Profile of HUMANITAS Winner Debra Granik in The New York Times
Debra Granik is an independent filmmaker whose credits include “Down to the Bone,” “Winter’s Bone” and, most recently, the documentary “Stray Dog.”
READING I’m rereading a collection of autobiographical sketches published in 1906 — “The Life Stories of Undistinguished Americans as Told by Themselves,” edited by Hamilton Holt. Hearing the words of ordinary people is very dear to documentary filmmakers. Also Fergus M. Bordewich’s history of the Underground Railroad, “Bound for Canaan.” Bordewich writes history like a film I want to see. He is so true to his cause and so affectionate toward the things he investigates. And “Odysseus in America,” by Jonathan Shay, about combat trauma. He uses the sociology of ancient warriors and applies it to the present.

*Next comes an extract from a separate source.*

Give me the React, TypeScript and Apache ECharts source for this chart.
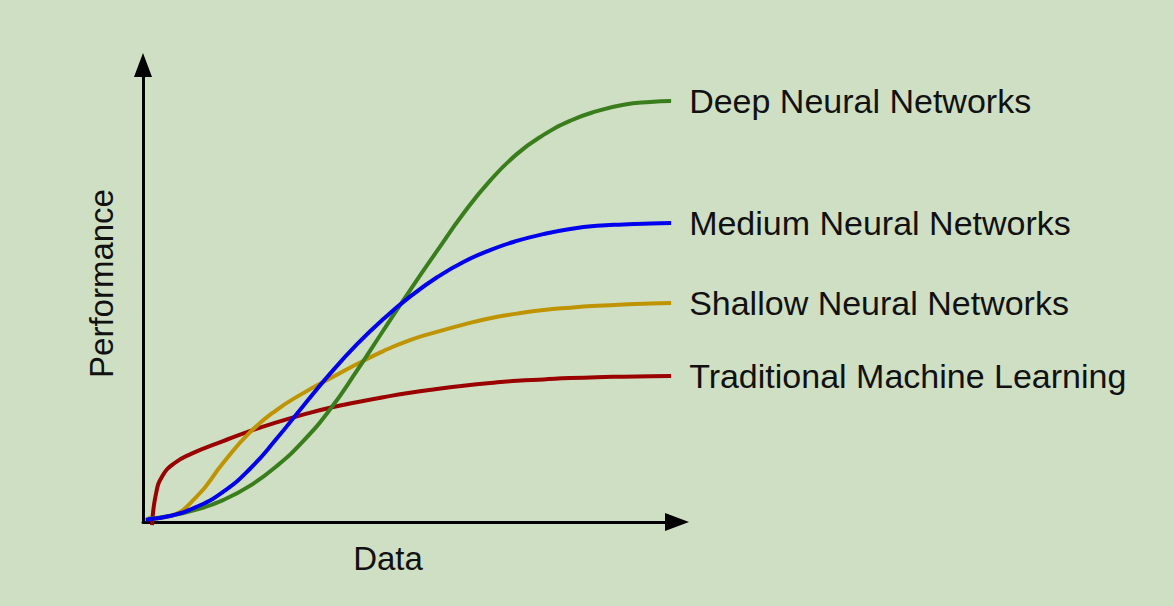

LISTENING When I’m at my computer, I tune in to radio stations from around the world, anything with non-English lyrics. When I’m driving I enjoy podcasts such as “Inquiring Minds,” “You’re the Expert” and New York City history from “The Bowery Boys.”
WATCHING I enjoyed “Sacro GRA,” by Gianfranco Rosi, which is a series of portraits of people living along a congested beltway around Rome. I also enjoy the outstanding programming at Maysles Cinema. This is a special screening room up in Harlem run by the Maysles film company and family. I recently saw “Salesman” there, which is the core film on the syllabus of any introductory course in documentary film.
FOLLOWING The website Nonfics has writing about documentaries by people who love them. The information and details they give are qualitatively different from other reviews on the Internet. Also Notebook from MUBI, which is a digital magazine of international cinema and film culture. They put an arm around filmmakers and show there is a space for films that are smaller and humbler and different than the mainstream.